-- Start of ITEMS --
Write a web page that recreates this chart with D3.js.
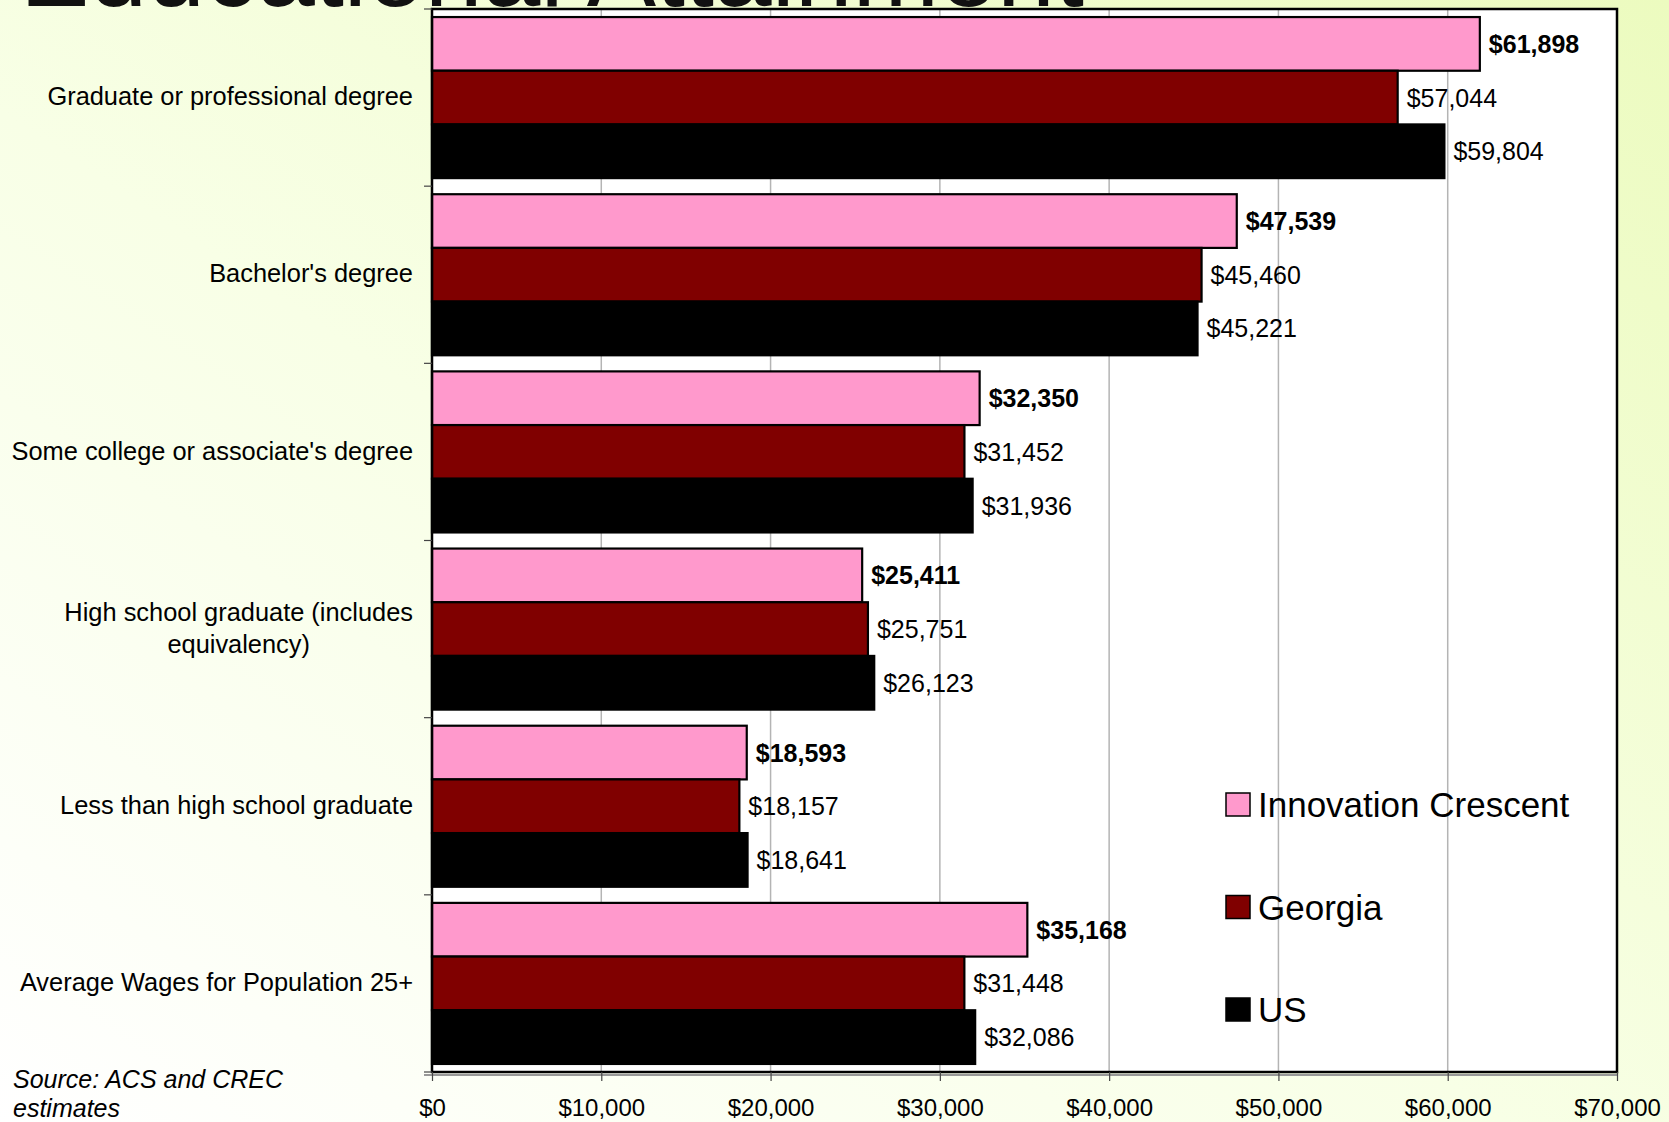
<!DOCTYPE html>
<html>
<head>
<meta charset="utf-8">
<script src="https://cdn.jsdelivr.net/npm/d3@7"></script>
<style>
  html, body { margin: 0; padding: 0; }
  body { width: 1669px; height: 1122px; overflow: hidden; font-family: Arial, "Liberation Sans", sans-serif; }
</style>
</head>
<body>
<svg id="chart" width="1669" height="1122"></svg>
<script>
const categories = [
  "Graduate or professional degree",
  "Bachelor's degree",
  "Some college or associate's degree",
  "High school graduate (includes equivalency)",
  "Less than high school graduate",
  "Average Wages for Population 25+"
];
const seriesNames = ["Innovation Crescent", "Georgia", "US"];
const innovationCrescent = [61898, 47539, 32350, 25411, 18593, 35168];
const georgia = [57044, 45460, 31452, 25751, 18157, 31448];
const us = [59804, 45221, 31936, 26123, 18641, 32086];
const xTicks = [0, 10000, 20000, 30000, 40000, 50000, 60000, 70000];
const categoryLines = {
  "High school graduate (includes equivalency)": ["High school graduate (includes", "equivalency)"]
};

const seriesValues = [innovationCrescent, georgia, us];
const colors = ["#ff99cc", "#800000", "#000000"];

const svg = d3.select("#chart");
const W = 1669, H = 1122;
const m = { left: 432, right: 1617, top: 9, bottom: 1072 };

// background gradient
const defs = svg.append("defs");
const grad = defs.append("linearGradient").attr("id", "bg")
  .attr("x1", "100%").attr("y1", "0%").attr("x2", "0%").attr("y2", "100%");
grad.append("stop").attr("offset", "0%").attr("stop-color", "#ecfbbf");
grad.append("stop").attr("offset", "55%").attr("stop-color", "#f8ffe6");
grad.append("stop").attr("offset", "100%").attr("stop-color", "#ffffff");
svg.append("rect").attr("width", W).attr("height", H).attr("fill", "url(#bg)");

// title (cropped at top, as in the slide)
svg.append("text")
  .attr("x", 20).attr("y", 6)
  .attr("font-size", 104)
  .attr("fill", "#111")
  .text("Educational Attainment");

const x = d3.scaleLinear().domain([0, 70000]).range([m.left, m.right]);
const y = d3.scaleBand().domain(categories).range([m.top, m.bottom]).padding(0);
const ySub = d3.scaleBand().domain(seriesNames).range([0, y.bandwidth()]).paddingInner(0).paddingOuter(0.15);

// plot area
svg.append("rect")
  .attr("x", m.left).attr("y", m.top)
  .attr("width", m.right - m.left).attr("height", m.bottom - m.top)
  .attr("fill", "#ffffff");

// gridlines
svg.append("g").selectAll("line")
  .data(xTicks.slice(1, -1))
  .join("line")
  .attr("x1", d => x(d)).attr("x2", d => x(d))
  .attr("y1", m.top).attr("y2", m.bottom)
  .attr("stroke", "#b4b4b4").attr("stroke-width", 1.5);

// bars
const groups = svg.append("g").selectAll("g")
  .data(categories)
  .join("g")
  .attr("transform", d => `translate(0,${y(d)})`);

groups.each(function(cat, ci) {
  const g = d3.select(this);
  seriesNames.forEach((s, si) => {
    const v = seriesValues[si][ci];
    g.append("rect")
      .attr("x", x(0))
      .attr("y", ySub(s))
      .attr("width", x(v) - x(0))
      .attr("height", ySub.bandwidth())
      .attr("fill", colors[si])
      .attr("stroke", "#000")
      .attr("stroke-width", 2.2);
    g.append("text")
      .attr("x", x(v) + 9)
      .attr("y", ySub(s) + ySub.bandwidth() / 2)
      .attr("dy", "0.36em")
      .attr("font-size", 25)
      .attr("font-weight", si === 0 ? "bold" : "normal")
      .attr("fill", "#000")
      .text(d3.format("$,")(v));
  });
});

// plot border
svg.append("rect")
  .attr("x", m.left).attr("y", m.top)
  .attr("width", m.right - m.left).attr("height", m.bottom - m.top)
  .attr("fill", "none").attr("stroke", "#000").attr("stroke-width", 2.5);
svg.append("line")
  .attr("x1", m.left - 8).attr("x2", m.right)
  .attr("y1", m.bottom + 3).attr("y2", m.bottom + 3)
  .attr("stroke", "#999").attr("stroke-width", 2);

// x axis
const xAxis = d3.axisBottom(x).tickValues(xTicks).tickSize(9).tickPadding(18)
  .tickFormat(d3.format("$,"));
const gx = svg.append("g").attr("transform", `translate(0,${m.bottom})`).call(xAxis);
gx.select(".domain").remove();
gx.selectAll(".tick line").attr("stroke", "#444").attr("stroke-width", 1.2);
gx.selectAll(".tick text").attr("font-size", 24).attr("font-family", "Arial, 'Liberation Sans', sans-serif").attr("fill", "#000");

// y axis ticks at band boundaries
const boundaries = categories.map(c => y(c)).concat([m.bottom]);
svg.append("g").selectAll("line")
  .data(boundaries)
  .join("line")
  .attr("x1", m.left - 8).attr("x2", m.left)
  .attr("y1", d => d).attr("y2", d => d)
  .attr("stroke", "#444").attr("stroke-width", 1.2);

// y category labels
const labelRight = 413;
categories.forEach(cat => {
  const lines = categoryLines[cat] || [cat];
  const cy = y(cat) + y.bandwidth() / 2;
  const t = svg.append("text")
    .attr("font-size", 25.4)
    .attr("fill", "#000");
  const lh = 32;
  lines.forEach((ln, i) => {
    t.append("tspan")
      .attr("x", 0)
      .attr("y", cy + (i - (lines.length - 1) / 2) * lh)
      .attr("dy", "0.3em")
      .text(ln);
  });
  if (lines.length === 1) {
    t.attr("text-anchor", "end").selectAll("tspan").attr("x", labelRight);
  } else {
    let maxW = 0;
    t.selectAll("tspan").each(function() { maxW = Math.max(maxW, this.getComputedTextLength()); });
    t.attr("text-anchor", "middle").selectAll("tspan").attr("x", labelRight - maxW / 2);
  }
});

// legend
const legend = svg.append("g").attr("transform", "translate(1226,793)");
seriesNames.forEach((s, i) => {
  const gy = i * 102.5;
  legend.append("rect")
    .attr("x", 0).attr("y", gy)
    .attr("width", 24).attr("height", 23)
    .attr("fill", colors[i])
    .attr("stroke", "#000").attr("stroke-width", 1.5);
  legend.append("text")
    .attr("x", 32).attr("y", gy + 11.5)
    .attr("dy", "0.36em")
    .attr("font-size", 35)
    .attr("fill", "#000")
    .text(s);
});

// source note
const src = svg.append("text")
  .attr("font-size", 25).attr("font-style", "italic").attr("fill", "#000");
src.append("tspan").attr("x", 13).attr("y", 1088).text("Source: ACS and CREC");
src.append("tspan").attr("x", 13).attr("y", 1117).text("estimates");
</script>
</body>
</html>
-- End of ITEMS --
-- Start of ITEMS --
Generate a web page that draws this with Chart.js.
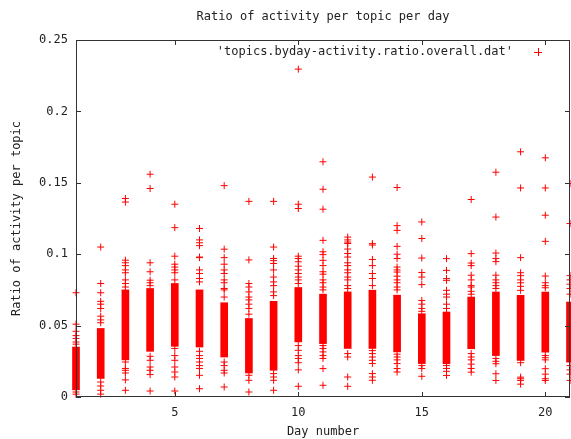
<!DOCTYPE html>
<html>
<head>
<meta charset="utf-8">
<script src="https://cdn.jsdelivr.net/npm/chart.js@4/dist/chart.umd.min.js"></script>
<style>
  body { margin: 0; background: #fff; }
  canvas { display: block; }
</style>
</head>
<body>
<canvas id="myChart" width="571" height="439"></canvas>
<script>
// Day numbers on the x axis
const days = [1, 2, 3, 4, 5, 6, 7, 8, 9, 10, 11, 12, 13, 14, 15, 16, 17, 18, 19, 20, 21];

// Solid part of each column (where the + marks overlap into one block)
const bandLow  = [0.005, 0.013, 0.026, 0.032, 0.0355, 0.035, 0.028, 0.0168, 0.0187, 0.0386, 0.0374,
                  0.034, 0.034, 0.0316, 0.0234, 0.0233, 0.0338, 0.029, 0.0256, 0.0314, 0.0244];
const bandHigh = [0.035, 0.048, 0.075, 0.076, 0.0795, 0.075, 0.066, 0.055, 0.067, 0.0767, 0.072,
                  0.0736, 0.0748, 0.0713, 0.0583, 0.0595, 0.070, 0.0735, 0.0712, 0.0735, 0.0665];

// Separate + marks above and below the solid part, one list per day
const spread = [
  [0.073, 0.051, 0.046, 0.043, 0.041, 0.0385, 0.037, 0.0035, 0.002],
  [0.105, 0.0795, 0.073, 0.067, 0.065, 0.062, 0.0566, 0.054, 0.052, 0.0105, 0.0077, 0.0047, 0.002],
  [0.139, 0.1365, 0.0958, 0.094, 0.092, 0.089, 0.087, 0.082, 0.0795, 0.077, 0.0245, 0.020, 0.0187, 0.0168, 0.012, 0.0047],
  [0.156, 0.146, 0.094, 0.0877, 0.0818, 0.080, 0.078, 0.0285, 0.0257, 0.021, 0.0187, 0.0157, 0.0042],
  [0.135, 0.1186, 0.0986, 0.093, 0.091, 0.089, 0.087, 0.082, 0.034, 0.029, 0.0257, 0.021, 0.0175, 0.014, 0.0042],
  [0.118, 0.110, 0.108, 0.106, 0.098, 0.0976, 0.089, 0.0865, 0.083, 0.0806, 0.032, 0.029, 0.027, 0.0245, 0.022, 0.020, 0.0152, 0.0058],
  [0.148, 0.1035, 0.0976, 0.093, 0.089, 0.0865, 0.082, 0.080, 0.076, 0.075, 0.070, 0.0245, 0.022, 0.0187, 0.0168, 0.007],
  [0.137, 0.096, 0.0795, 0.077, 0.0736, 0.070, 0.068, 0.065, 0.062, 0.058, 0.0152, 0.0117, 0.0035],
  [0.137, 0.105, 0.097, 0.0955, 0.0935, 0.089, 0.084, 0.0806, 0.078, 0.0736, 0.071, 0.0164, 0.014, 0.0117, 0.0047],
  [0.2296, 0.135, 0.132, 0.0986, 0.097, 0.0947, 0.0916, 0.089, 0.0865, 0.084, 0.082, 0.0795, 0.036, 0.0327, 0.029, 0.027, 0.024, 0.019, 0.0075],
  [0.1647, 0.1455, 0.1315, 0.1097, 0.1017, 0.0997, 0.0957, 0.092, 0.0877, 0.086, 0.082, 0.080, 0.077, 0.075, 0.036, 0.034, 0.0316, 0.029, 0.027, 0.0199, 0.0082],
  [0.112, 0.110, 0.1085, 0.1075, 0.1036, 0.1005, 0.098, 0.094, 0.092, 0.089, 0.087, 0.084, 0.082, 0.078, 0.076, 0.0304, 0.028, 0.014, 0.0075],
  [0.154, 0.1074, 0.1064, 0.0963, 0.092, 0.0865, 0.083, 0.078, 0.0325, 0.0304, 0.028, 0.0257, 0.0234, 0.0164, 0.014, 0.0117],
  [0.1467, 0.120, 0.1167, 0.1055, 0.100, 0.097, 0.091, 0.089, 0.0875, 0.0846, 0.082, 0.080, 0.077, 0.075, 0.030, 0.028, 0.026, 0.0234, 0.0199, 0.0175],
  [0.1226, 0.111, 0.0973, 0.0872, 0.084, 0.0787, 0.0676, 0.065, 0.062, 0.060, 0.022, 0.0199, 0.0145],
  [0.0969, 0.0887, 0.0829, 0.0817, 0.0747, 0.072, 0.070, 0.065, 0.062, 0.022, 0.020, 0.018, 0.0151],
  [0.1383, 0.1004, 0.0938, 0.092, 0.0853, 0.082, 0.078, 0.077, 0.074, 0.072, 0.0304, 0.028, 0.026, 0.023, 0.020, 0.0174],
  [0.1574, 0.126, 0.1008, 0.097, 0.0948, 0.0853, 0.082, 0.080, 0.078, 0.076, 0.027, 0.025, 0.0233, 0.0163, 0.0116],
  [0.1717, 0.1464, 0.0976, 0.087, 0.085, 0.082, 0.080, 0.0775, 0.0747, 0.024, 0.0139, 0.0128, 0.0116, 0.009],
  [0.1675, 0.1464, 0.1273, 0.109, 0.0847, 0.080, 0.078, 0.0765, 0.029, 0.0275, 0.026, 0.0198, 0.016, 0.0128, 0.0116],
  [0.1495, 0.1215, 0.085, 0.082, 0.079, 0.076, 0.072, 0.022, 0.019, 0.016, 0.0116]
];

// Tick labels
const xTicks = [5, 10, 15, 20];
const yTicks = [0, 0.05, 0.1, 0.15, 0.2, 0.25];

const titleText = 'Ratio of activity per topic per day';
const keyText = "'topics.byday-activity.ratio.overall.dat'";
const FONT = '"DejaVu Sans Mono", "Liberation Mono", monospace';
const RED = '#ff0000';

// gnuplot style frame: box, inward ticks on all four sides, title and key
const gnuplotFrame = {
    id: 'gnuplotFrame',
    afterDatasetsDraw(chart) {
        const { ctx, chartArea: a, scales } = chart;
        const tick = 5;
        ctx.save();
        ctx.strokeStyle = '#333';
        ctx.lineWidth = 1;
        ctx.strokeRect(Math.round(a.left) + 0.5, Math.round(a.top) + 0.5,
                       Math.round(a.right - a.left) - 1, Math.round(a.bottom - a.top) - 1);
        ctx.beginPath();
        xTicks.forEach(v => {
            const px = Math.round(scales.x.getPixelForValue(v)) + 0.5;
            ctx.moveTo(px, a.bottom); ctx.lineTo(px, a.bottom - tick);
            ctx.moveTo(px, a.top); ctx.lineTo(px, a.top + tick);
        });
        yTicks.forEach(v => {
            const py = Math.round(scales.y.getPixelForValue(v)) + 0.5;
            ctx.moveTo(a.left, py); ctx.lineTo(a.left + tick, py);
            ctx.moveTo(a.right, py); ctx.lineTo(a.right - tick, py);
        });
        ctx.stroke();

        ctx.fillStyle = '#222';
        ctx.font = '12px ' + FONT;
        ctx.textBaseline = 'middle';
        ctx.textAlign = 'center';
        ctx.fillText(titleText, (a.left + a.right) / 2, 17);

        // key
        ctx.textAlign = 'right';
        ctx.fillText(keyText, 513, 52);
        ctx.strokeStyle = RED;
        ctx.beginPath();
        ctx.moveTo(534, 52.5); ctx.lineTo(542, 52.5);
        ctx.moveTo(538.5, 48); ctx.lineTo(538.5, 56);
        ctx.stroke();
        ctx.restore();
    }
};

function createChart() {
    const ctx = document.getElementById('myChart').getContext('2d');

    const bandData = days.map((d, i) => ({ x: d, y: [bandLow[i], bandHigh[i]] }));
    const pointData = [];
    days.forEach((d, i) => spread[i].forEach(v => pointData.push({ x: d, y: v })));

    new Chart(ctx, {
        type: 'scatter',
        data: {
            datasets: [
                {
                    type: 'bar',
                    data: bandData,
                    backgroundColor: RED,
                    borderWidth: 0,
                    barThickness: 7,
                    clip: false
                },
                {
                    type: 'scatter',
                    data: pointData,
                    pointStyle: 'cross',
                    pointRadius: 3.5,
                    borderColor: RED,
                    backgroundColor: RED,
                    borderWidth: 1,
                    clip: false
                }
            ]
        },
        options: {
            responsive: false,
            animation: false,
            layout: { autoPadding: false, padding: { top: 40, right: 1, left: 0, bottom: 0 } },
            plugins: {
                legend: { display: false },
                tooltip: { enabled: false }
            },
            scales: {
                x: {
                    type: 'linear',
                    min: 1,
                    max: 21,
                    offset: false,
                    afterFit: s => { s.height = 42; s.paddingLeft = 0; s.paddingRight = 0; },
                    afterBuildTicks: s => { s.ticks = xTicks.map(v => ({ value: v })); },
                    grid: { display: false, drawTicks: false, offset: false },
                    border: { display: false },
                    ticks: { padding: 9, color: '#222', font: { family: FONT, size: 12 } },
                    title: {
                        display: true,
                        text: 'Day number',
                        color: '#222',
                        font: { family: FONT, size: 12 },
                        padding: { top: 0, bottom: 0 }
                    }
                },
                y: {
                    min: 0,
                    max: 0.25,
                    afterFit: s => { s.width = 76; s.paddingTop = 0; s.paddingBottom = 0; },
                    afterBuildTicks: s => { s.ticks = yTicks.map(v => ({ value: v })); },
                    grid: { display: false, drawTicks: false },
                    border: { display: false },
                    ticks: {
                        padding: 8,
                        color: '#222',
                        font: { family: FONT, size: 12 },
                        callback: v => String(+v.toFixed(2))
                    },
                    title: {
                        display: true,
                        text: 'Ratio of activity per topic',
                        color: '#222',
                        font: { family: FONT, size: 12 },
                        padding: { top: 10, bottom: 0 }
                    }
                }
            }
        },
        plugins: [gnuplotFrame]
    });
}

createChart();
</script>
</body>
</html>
-- End of ITEMS --
**EXERCISE BRIEF:**
Take the stretch from the line containing "Generate a web" through the line containing "0.0712, 0.0735, 0.0665];" and reproduce it exactly, both ends included. Omit the pictures.

**REPLY:**
Generate a web page that draws this with Chart.js.
<!DOCTYPE html>
<html>
<head>
<meta charset="utf-8">
<script src="https://cdn.jsdelivr.net/npm/chart.js@4/dist/chart.umd.min.js"></script>
<style>
  body { margin: 0; background: #fff; }
  canvas { display: block; }
</style>
</head>
<body>
<canvas id="myChart" width="571" height="439"></canvas>
<script>
// Day numbers on the x axis
const days = [1, 2, 3, 4, 5, 6, 7, 8, 9, 10, 11, 12, 13, 14, 15, 16, 17, 18, 19, 20, 21];

// Solid part of each column (where the + marks overlap into one block)
const bandLow  = [0.005, 0.013, 0.026, 0.032, 0.0355, 0.035, 0.028, 0.0168, 0.0187, 0.0386, 0.0374,
                  0.034, 0.034, 0.0316, 0.0234, 0.0233, 0.0338, 0.029, 0.0256, 0.0314, 0.0244];
const bandHigh = [0.035, 0.048, 0.075, 0.076, 0.0795, 0.075, 0.066, 0.055, 0.067, 0.0767, 0.072,
                  0.0736, 0.0748, 0.0713, 0.0583, 0.0595, 0.070, 0.0735, 0.0712, 0.0735, 0.0665];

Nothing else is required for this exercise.